Now it seems much different since many stores also cater to toy collectors (You ever wonder why action figures from Marvel or McFarlane are never on sale? Because the retailers know that collectors will buy!)
2) Another problem with these properties is that sometimes the comics were really tough to find. Throughout my collection of comics based on licensed 1980s properties, I have a multitude of partial stories. It took me nearly 10-plus years to complete my collection of STARRIORS through yard sale searches and comic shops. And to complete my M.A.S.K. story, I eventually turned to eBay.
Adding to the difficulty of finding these comics is the percieved worthlessness of the titles. No collector or store seems to have kept them. This could be that they were quite exclusive to newsstands. It could be that comic collectors completely ignored these kiddie comics. It could be that the kids (rather than collectors) who bought them read them, Silly-Puttied them, colored them and then tossed them.
It could be all of the above, but the fact remains that in a non-Internet world, they were very tough to find.
3) Another interesting thing, which is obviously a main point of your articles, is that the various companies used these comics as try-out books. If you look at the He-Man/MASTERS OF THE UNIVERSE mini comics, you see people like Mark Texiera, Stan Sakai, Mark Waid and others who built these.
As a heads up, I've written a lot about my collection of He-Man Mini Comics here.
And here I discuss the many shortcomings of the STARRIORS title.
They are definitely in the Micronauts/Rom classification in my mind. The sketchiness of the toys background allowed the writers a lot of room to come up with their own saga, a condition which doesn't apply today.
I've just seen on wiki that part of the reason for the cancellation of the toy line was that the built in projectile weapons on them were deemed unsafe for children.
The other point I didn't quite have room to make is that these toys were, ah, quite cheapo in design and construction. Rom wouldn't have had too many 'points of articulation', as they say today, and the Micronauts toys, especially, were quite silly looking, with big mecahnical-looking arms that ended in big pincer-claws.

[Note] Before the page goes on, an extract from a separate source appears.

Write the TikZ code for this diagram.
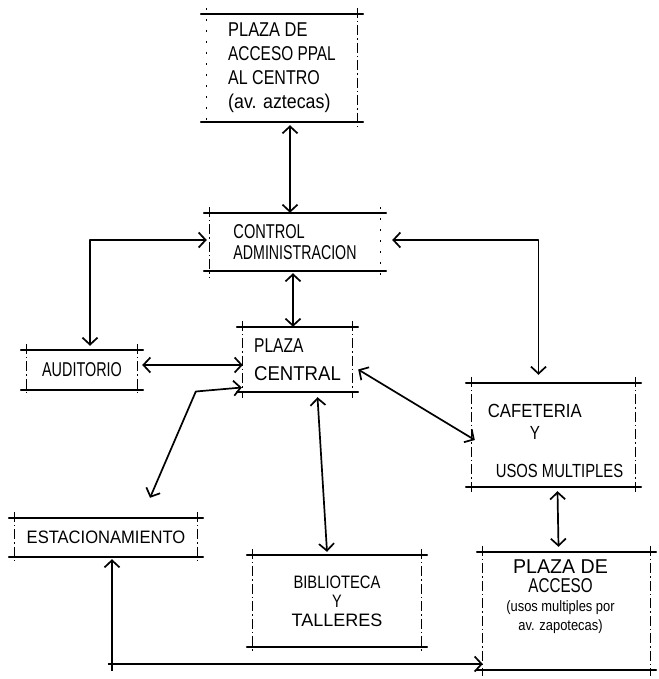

One of the issues I got was Annual #2, where the Marvel Micronauts fight animated toy versions of themselves and the artist didn't gloss over their cumbersome design. It was a fun bit of metatextuality, as it turned out that in the Marvel U, a renegade from the Micronauts 'Inner Space' had brought the designs to the toy company.
The little copyright notice that appears at the bottom of the splash page had added text asserting the ownership of Akroyear (tm) Micronauts (tm) etc.
I was amused to see that only the male characters were (tm) the toy company, and the female characters had to be added by Mantlo so he could bring in romance and variety to the cast.
It was only years later that I realized that the mechas in Shogun Warriors were from unrelated Japanese stories.
I also didn't mention that part of the fun of Marvel's toy tie-ins was in seeing the toys interact with the Marvel superheroes. They are heroes not just belonging to different companies, but from completely different mediums.
A related topic is where Marvel licensed characters from other media, such as Godzilla, which was from the same period of Marvel history. The 24 issue series was very solid and tells a pleasingly well-structured and complete story over its course. That they managed to reprint it as an Essential gives hope that other licensed properties might see print again someday.